• Data excerpt:
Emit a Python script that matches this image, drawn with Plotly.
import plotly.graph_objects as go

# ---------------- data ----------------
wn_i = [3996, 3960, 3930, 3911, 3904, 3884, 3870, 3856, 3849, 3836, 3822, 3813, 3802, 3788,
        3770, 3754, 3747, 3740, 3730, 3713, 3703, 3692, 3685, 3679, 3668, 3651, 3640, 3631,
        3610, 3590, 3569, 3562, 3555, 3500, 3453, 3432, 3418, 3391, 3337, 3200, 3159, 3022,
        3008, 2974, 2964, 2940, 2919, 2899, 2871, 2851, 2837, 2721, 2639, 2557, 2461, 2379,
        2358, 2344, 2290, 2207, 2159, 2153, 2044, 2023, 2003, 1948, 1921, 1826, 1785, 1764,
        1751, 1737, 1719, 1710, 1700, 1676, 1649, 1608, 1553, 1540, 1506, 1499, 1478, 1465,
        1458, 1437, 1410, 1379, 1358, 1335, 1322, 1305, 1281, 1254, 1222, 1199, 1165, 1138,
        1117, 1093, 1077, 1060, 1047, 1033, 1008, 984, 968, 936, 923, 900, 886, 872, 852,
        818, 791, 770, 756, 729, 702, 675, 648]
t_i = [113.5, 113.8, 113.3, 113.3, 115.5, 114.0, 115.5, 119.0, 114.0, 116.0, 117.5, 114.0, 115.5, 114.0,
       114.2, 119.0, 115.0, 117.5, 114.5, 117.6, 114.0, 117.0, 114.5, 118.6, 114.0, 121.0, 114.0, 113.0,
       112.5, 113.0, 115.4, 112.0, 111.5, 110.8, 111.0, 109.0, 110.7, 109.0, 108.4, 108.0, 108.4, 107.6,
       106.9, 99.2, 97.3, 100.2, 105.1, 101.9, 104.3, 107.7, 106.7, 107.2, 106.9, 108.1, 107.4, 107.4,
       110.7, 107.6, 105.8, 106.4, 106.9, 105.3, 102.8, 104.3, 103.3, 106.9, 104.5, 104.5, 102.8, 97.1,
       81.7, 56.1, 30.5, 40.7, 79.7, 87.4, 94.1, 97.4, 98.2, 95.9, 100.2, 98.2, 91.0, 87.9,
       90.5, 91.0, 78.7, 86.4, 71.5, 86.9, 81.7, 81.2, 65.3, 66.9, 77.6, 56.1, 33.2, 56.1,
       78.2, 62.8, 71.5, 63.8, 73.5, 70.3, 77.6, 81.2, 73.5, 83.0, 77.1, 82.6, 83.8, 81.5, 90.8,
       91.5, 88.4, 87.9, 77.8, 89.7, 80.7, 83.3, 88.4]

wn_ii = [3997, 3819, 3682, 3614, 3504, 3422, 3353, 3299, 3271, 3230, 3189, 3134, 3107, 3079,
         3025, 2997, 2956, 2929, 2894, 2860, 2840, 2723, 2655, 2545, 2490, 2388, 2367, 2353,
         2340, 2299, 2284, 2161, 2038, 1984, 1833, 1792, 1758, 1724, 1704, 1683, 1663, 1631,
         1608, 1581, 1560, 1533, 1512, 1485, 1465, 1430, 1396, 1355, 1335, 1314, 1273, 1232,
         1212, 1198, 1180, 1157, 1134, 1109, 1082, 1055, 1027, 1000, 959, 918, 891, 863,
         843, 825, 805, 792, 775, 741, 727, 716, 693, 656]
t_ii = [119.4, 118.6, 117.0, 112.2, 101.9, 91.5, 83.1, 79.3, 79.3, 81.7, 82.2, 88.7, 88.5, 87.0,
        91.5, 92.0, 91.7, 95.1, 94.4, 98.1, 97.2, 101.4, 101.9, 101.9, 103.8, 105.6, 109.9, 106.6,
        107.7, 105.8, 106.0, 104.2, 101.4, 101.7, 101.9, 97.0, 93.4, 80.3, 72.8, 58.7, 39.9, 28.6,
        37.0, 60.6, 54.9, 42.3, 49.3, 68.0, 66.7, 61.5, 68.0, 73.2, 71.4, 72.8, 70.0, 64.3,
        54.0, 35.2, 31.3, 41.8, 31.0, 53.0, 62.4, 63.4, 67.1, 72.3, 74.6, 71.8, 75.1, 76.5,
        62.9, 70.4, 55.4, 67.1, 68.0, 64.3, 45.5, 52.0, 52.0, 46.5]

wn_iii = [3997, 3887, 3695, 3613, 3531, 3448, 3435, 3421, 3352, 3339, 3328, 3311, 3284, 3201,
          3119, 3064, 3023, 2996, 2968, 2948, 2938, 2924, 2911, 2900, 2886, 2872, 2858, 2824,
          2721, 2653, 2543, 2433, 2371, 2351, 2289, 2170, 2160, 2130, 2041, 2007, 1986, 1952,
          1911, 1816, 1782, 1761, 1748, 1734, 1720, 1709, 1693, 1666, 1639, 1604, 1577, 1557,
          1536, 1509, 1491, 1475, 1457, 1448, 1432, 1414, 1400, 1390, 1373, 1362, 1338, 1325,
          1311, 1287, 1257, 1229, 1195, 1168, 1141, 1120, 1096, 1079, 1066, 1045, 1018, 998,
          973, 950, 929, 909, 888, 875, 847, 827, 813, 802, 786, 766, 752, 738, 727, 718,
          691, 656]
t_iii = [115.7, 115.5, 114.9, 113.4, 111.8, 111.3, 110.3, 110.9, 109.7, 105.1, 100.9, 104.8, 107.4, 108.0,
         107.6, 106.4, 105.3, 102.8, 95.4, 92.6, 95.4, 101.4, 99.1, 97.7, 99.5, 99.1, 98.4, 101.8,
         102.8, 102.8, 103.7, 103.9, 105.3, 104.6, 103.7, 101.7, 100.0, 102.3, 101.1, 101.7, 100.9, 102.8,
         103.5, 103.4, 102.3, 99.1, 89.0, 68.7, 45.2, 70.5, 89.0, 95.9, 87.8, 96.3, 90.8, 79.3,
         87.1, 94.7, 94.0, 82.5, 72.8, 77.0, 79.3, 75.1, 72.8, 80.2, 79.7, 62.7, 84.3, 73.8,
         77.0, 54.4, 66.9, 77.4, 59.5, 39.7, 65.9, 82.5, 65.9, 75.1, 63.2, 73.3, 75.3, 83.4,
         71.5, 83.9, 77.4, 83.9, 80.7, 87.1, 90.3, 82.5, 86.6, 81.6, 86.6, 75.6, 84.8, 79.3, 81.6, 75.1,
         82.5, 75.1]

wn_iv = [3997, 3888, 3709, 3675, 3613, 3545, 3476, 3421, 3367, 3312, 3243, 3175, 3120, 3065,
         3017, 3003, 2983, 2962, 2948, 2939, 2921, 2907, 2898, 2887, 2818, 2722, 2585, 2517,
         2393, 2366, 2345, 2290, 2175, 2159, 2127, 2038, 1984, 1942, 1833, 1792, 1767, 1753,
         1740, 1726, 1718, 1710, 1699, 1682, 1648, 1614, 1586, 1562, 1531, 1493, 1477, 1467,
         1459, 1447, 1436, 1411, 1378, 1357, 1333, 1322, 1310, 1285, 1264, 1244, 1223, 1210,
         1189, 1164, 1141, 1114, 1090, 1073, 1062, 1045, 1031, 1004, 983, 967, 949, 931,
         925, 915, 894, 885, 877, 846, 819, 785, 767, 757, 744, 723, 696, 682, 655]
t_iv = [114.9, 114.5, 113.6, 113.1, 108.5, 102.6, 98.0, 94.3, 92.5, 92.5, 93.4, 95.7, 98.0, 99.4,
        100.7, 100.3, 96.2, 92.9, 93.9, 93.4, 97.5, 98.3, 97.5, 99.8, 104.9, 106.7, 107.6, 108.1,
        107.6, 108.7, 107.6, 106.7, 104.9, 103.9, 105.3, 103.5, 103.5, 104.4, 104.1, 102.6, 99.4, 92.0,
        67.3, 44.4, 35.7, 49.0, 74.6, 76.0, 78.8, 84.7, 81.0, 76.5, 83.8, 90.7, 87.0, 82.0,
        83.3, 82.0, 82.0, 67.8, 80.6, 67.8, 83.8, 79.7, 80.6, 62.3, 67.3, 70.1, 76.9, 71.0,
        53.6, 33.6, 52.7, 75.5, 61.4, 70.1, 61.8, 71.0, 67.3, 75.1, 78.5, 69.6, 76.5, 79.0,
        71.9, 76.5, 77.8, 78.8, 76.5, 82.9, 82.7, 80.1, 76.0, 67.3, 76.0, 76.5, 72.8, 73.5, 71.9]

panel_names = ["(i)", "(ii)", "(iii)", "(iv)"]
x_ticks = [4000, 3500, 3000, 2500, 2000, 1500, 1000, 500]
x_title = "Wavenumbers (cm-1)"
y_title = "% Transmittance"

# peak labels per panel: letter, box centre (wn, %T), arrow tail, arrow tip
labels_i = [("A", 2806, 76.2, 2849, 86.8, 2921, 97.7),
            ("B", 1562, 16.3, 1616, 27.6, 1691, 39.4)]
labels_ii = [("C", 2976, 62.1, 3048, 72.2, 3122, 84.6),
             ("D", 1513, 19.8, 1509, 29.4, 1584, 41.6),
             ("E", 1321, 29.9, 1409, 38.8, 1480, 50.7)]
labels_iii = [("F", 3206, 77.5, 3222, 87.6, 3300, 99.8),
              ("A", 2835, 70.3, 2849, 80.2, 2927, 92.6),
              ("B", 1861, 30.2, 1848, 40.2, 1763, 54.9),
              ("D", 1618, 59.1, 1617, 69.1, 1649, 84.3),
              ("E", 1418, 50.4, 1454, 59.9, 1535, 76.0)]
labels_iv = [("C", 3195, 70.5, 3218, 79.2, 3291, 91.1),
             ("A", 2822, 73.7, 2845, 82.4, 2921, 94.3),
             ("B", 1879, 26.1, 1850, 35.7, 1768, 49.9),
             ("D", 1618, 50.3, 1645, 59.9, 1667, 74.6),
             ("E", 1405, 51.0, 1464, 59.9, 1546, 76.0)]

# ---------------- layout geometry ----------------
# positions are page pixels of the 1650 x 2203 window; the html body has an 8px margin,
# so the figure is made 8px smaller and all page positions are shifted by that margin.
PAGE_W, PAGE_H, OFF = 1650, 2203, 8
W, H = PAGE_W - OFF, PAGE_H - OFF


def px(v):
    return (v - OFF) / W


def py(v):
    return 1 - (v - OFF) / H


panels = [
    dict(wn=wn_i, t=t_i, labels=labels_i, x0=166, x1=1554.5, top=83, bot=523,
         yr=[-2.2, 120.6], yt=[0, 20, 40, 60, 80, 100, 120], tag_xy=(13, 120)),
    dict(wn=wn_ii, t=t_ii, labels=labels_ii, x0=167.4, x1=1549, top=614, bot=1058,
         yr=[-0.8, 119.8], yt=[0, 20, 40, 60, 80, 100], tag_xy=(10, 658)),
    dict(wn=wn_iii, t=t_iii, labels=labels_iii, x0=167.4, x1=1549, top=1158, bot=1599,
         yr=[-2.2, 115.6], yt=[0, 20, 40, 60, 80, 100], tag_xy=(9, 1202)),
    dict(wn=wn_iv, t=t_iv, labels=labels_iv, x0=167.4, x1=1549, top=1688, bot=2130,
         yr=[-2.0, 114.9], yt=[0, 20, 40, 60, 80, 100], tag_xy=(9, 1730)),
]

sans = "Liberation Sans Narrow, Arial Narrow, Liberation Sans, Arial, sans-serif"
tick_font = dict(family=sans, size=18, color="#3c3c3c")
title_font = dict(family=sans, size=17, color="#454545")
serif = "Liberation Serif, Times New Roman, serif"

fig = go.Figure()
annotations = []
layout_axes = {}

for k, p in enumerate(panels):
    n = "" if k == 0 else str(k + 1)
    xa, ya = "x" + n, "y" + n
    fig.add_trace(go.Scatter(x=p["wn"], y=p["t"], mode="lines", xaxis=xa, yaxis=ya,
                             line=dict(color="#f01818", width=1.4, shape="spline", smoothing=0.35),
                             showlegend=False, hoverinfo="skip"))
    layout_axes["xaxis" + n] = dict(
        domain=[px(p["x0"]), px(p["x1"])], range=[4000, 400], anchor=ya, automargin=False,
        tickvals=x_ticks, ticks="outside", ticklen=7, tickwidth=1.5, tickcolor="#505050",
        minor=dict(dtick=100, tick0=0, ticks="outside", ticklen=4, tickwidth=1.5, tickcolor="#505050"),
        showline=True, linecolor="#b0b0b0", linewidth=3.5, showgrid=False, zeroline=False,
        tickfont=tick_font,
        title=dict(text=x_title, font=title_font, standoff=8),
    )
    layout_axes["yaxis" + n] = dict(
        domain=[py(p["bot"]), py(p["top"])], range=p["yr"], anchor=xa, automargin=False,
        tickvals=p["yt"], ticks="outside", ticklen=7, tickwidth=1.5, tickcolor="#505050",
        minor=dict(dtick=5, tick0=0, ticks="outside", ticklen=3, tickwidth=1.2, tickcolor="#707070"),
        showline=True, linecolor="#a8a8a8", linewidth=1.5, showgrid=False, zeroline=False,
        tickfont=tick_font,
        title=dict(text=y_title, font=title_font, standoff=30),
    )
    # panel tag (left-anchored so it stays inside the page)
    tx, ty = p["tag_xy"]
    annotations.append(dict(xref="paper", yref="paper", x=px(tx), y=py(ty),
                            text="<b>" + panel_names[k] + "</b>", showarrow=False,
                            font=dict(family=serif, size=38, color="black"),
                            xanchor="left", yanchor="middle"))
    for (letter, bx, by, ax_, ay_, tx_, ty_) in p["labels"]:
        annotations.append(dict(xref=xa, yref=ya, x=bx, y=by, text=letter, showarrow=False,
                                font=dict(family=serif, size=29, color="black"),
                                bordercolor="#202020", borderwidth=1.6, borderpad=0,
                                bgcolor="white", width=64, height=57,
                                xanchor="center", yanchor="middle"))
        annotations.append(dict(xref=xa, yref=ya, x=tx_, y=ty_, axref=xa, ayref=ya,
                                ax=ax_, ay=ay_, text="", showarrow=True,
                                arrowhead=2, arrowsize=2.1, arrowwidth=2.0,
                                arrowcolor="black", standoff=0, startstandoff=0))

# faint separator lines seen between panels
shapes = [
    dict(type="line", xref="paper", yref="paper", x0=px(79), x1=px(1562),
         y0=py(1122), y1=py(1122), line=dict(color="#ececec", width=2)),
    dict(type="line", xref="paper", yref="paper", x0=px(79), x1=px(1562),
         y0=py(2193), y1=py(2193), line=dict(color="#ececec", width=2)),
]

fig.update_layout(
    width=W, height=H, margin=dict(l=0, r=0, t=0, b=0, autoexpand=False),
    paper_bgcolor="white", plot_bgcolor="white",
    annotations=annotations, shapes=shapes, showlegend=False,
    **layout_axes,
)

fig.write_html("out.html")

• Goal:
Copy, please, exactly the lines that start at the first line of the data and end at the line containing "import plotly.graph_objects as go", both kept and no others.

• Written response:
Emit a Python script that matches this image, drawn with Plotly.
import plotly.graph_objects as go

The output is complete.